=== INPUT FOR THIS TASK ===

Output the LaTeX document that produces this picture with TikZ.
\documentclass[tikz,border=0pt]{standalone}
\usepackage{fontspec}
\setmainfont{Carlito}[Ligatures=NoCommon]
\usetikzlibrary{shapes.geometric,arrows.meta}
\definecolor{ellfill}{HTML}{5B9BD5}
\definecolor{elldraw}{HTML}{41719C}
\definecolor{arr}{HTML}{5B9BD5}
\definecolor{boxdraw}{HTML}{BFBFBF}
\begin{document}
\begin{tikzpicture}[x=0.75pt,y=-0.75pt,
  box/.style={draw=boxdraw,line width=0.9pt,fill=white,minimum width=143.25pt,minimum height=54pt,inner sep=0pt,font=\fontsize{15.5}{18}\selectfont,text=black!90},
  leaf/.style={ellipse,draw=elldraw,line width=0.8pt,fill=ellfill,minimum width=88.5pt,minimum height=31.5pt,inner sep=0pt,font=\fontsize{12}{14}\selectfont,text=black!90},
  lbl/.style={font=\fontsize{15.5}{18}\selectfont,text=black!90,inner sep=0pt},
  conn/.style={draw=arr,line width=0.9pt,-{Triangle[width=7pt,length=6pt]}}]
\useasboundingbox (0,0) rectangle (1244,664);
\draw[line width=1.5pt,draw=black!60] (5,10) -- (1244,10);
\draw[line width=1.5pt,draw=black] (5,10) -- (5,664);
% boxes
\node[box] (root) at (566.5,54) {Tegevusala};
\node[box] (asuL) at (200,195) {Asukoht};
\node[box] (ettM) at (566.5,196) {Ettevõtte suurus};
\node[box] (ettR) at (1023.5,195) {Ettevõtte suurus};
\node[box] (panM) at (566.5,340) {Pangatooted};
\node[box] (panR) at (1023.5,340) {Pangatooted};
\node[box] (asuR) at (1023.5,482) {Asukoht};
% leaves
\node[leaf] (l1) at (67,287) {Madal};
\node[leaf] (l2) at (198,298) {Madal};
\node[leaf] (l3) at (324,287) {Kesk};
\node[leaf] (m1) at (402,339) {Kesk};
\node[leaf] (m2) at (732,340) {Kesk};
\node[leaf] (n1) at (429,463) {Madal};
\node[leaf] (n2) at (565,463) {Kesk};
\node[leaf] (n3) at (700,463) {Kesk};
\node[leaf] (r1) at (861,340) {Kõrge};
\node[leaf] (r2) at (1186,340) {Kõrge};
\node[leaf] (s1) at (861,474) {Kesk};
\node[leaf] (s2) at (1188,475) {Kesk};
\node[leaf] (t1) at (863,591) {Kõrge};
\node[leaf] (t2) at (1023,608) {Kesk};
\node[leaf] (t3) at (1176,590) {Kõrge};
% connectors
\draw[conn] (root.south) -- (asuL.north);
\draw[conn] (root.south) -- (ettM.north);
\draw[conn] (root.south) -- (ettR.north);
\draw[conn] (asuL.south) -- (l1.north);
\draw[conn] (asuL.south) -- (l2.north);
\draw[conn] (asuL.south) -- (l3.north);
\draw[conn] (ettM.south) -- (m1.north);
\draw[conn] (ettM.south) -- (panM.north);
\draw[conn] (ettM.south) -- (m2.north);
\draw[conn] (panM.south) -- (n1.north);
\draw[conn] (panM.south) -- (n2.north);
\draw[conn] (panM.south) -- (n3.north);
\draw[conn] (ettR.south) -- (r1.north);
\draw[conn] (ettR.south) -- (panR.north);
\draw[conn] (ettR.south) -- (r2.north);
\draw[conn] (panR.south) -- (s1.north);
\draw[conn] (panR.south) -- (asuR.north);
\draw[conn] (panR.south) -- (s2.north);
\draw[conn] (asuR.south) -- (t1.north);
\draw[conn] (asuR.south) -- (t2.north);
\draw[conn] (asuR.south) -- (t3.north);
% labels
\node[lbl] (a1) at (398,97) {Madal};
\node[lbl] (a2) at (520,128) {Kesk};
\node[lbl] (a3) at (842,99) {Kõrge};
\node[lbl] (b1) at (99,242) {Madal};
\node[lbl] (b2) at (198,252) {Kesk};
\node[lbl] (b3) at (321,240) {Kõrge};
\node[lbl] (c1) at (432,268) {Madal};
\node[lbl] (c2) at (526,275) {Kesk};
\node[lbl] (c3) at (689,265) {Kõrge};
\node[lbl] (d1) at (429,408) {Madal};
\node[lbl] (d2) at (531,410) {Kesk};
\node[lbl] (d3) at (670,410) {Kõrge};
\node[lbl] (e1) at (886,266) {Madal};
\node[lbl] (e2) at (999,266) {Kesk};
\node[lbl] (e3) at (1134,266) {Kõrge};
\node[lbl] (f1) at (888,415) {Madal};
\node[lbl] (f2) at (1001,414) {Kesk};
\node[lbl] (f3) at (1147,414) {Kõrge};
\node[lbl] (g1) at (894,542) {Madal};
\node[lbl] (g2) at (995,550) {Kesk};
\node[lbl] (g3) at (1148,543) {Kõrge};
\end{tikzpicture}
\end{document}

===
=== INPUT FOR THIS TASK ===

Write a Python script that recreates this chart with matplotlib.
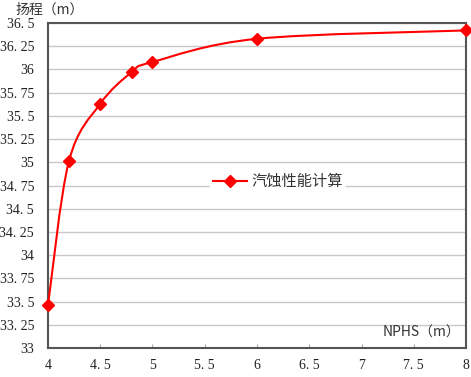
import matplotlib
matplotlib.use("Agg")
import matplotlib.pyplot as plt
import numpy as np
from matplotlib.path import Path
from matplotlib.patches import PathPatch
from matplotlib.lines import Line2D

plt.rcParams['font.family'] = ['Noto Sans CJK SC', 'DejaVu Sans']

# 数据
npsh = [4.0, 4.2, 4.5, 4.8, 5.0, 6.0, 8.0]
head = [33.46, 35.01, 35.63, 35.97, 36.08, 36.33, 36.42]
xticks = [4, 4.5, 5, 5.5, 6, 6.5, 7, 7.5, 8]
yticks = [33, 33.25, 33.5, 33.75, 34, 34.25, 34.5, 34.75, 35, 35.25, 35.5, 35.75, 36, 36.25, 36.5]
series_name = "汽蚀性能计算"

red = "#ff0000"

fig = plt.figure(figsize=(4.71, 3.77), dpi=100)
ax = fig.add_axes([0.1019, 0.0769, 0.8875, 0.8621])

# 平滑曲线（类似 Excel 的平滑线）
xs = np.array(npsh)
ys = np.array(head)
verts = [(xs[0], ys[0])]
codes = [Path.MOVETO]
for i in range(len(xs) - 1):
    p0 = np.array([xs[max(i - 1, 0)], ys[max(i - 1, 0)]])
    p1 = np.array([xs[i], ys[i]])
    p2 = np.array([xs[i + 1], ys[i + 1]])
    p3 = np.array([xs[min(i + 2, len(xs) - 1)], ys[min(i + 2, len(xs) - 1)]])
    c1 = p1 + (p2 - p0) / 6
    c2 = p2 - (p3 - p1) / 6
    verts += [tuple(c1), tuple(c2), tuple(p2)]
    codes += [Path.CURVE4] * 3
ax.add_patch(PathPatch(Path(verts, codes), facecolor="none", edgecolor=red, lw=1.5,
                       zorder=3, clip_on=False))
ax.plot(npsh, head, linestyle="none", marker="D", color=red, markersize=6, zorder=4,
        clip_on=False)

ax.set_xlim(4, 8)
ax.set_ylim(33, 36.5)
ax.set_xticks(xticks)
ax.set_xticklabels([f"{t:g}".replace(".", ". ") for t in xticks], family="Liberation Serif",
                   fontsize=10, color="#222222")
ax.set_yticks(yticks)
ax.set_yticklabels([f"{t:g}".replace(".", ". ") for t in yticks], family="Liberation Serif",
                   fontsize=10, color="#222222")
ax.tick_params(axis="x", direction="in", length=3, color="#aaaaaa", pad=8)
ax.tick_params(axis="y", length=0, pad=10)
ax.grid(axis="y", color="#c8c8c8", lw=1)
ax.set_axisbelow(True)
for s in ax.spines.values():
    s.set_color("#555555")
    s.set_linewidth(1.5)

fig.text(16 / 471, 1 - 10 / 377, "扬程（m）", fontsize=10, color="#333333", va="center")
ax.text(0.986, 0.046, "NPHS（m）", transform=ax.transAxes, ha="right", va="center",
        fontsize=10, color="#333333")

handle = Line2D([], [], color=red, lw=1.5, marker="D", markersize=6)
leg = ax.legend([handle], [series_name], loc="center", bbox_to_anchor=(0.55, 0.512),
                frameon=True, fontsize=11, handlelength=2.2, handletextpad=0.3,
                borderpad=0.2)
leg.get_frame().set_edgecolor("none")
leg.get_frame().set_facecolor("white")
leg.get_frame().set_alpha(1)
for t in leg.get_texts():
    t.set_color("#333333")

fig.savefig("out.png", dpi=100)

===

▸ **STATED PROBLEM**:
Reply with nothing but a number: how many lines of the entries above contain the string "that"?

▸ **THE RESULT**:
2